Higher incidence of childhood obesity and increased body awareness among adolescents have combined to spur a substantial rise in the number of reduction mammaplasties being performed on teenaged patients.
In an effort to analyze the indications, complications and long-term outcomes of these procedures in teenaged patients, researchers from Sheffield Children’s Hospital in England undertook a retrospective review of 36 females less than 19 years of age (mean age, 17.4 years) who had undergone unilateral or bilateral reduction mammaplasty. The researchers compiled data on patient demographics, mechanical and psychological symptoms and postoperative complications, then carried out a qualitative prospective questionnaire study between five and 13 years following surgery. Responses were rated using the Likert Scaling system to assess surgery benefits.

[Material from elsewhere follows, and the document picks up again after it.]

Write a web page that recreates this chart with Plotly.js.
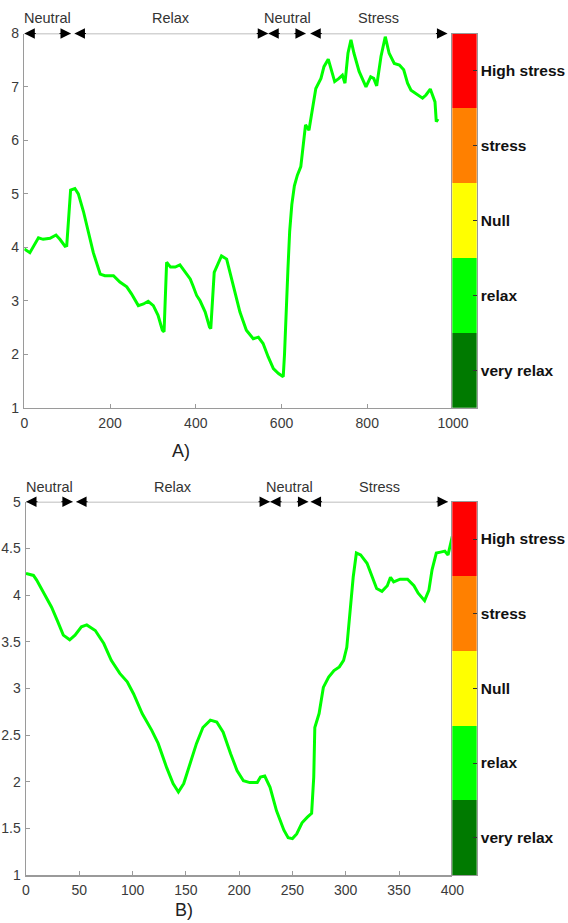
<!DOCTYPE html>
<html>
<head>
<meta charset="utf-8">
<script src="https://cdn.plot.ly/plotly-3.0.1.min.js"></script>
<style>html,body{margin:0;padding:0;background:#fff;}#chart{width:568px;height:923px;}</style>
</head>
<body>
<div id="chart"></div>
<script>
// ---- Data: chart A ----
var xA = [0,13,33,44,60,74,83,95,99,108, 118,126,138,149,161,177,188,208,223,239, 250,266,278,289,301,312,322,326,332,341, 352,363,375,387,393,402,410,422,432,435, 443,450,460,472,480,492,503,518,534,546, 557,569,581,593,604,607,611,615,619,624, 630,637,645,653,656,664,672,680,692,699, 709,717,724,734,742,748,755,762,769,781, 797,808,815,822,832,842,851,863,875,885, 894,902,914,929,937,947,958,961,965];
var yA = [3.97,3.9,4.18,4.15,4.17,4.23,4.15,4.02,4.03,5.07, 5.1,5.0,4.67,4.28,3.9,3.5,3.47,3.47,3.35,3.26, 3.13,2.91,2.94,2.99,2.91,2.73,2.45,2.42,3.72,3.63, 3.63,3.67,3.53,3.41,3.29,3.1,3.0,2.79,2.51,2.48, 3.53,3.66,3.84,3.78,3.53,3.16,2.79,2.45,2.29,2.32, 2.2,1.95,1.73,1.64,1.58,2.0,2.9,3.6,4.3,4.8, 5.15,5.35,5.51,6.01,6.29,6.19,6.57,6.97,7.16,7.38, 7.52,7.32,7.1,7.16,7.22,7.07,7.63,7.88,7.63,7.29, 7.0,7.19,7.16,7.02,7.57,7.94,7.63,7.44,7.41,7.32, 7.07,6.94,6.87,6.79,6.85,6.96,6.72,6.35,6.4];

// ---- Data: chart B ----
var xB = [0,7,10,18,24,30,35,41,46,52, 57,65,73,80,88,95,101,109,118,124, 132,138,143,148,154,160,166,173,179,185, 192,198,204,210,217,220,224,229,235,242, 246,250,254,259,264,268,270,271,275,279, 284,289,294,298,301,304,307,310,314,320, 325,329,334,339,342,345,351,358,364,368, 374,378,381,385,389,393,396,398,400];
var yB = [4.23,4.21,4.16,4.0,3.87,3.71,3.57,3.52,3.57,3.66, 3.68,3.62,3.48,3.3,3.16,3.07,2.94,2.73,2.55,2.41, 2.15,1.98,1.89,1.98,2.19,2.41,2.58,2.66,2.64,2.53, 2.3,2.12,2.01,1.99,1.99,2.05,2.06,1.94,1.69,1.48, 1.4,1.39,1.44,1.56,1.62,1.66,2.05,2.58,2.73,3.01, 3.12,3.19,3.23,3.3,3.44,3.8,4.19,4.45,4.43,4.34, 4.19,4.07,4.04,4.1,4.19,4.14,4.17,4.17,4.1,4.02, 3.94,4.05,4.27,4.45,4.46,4.47,4.43,4.54,4.63];

// ---- Phase segments (start, end) and labels ----
var phaseLabels = ['Neutral','Relax','Neutral','Stress'];
var phasesA = [[0,109],[117,569],[569,657],[667,987]];
var phasesB = [[0,44],[47,229],[229,265],[267,396]];

// ---- Colour scale levels ----
var levels = ['very relax','relax','Null','stress','High stress'];
var levelColors = ['#007a00','#00ff00','#ffff00','#ff8000','#ff0000'];
var levelSize = [1,1,1,1,1];

// ---- Tick values ----
var xTicksA = [0,200,400,600,800,1000];
var yTicksA = [1,2,3,4,5,6,7,8];
var xTicksB = [0,50,100,150,200,250,300,350,400];
var yTicksB = [1,1.5,2,2.5,3,3.5,4,4.5,5];

var FONT = 'Liberation Sans, Arial, sans-serif';
var axColor = '#9a9a9a';
var tickFont = {family: FONT, size: 14, color: '#3a3a3a'};

function mainAxis(range, ticks, domain, anchor, isX) {
  return {
    domain: domain, range: range, anchor: anchor,
    tickvals: ticks, ticks: 'inside', ticklen: 4, tickcolor: axColor,
    ticklabelstandoff: isX ? 2 : 1,
    showline: true, linecolor: axColor, linewidth: 1.5,
    showgrid: false, zeroline: false, tickfont: tickFont, fixedrange: true
  };
}
function barXAxis(domain, anchor) {
  return {domain: domain, range: [0,1], anchor: anchor, showticklabels: false, ticks: '',
          showgrid: false, zeroline: false, showline: true, linecolor: '#999', linewidth: 1, mirror: true};
}
function barYAxis(domain, anchor) {
  return {domain: domain, anchor: anchor, type: 'category', side: 'right',
          categoryorder: 'array', categoryarray: levels,
          ticks: 'inside', ticklen: 4, tickcolor: '#333',
          showgrid: false, zeroline: false, showline: true, linecolor: '#999', linewidth: 1, mirror: true,
          tickfont: {family: FONT, size: 15.5, color: '#111', weight: 'bold'}};
}

var traces = [
  {x: xA, y: yA, type: 'scatter', mode: 'lines', line: {color: '#00ff00', width: 3}, xaxis: 'x', yaxis: 'y', hoverinfo: 'none'},
  {x: xB, y: yB, type: 'scatter', mode: 'lines', line: {color: '#00ff00', width: 3}, xaxis: 'x2', yaxis: 'y2', hoverinfo: 'none'},
  {x: levelSize, y: levels, type: 'bar', orientation: 'h', marker: {color: levelColors, line: {width: 0}}, xaxis: 'x3', yaxis: 'y3', hoverinfo: 'none'},
  {x: levelSize, y: levels, type: 'bar', orientation: 'h', marker: {color: levelColors, line: {width: 0}}, xaxis: 'x4', yaxis: 'y4', hoverinfo: 'none'}
];

var shapes = [];
var annotations = [];
function addPhases(phases, xr, yr, yTop) {
  phases.forEach(function(p, i) {
    shapes.push({type: 'line', xref: xr, yref: yr, x0: p[0], x1: p[1], y0: yTop, y1: yTop,
                 line: {color: '#a8a8a8', width: 1.5}, layer: 'above'});
    annotations.push({xref: xr, yref: yr, x: p[1], y: yTop, ax: -13, ay: 0, text: '',
                      showarrow: true, arrowhead: 2, arrowsize: 2.1, arrowwidth: 1, arrowcolor: '#000'});
    annotations.push({xref: xr, yref: yr, x: p[0], y: yTop, ax: 13, ay: 0, text: '',
                      showarrow: true, arrowhead: 2, arrowsize: 2.1, arrowwidth: 1, arrowcolor: '#000'});
    annotations.push({xref: xr, yref: yr, x: (p[0] + p[1]) / 2, y: yTop, yanchor: 'middle', yshift: 15,
                      text: phaseLabels[i], showarrow: false, font: {family: FONT, size: 14.5, color: '#333'}});
  });
}
addPhases(phasesA, 'x', 'y', 8);
addPhases(phasesB, 'x2', 'y2', 5);

annotations.push({xref: 'paper', yref: 'paper', x: 181/568, y: 1 - 451/923, yanchor: 'middle', xanchor: 'center',
                  text: 'A)', showarrow: false, font: {family: FONT, size: 18, color: '#222'}});
annotations.push({xref: 'paper', yref: 'paper', x: 184/568, y: 1 - 910/923, yanchor: 'middle', xanchor: 'center',
                  text: 'B)', showarrow: false, font: {family: FONT, size: 18, color: '#222'}});

var domXA = [24.3/568, 453/568];
var domXB = [26/568, 452.3/568];
var domBar = [452.3/568, 476.7/568];
var domYA = [1 - 407.7/923, 1 - 33.5/923];
var domYB = [1 - 875/923, 1 - 501.7/923];

var layout = {
  width: 568, height: 923,
  margin: {l: 0, r: 0, t: 0, b: 0},
  paper_bgcolor: '#fff', plot_bgcolor: 'rgba(0,0,0,0)',
  showlegend: false, bargap: 0,
  font: {family: FONT},
  xaxis: mainAxis([0,1000], xTicksA, domXA, 'y', true),
  yaxis: mainAxis([1,8], yTicksA, domYA, 'x', false),
  xaxis2: mainAxis([0,400], xTicksB, domXB, 'y2', true),
  yaxis2: mainAxis([1,5], yTicksB, domYB, 'x2', false),
  xaxis3: barXAxis(domBar, 'y3'),
  yaxis3: barYAxis(domYA, 'x3'),
  xaxis4: barXAxis(domBar, 'y4'),
  yaxis4: barYAxis(domYB, 'x4'),
  shapes: shapes,
  annotations: annotations
};

Plotly.newPlot('chart', traces, layout, {staticPlot: true, displayModeBar: false});
</script>
</body>
</html>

According to the study, the most common pre-surgery mechanical symptoms were back and neck pain, difficulty sleeping and intertrigo. The principal psychological complaints were increased self-consciousness, low self-esteem, depression and bullying. Following surgery and follow-up, 67 percent of patients reported experiencing an immediate resolution of mechanical symptoms, while 47 percent reported an improvement in psychological symptoms.
“Reduction mammaplasty is especially beneficial in this group of patients as they suffer increased psychological comorbidities versus their adult counterparts,” the authors write. “Patients need to be adequately assessed and counseled for optimal outcome.”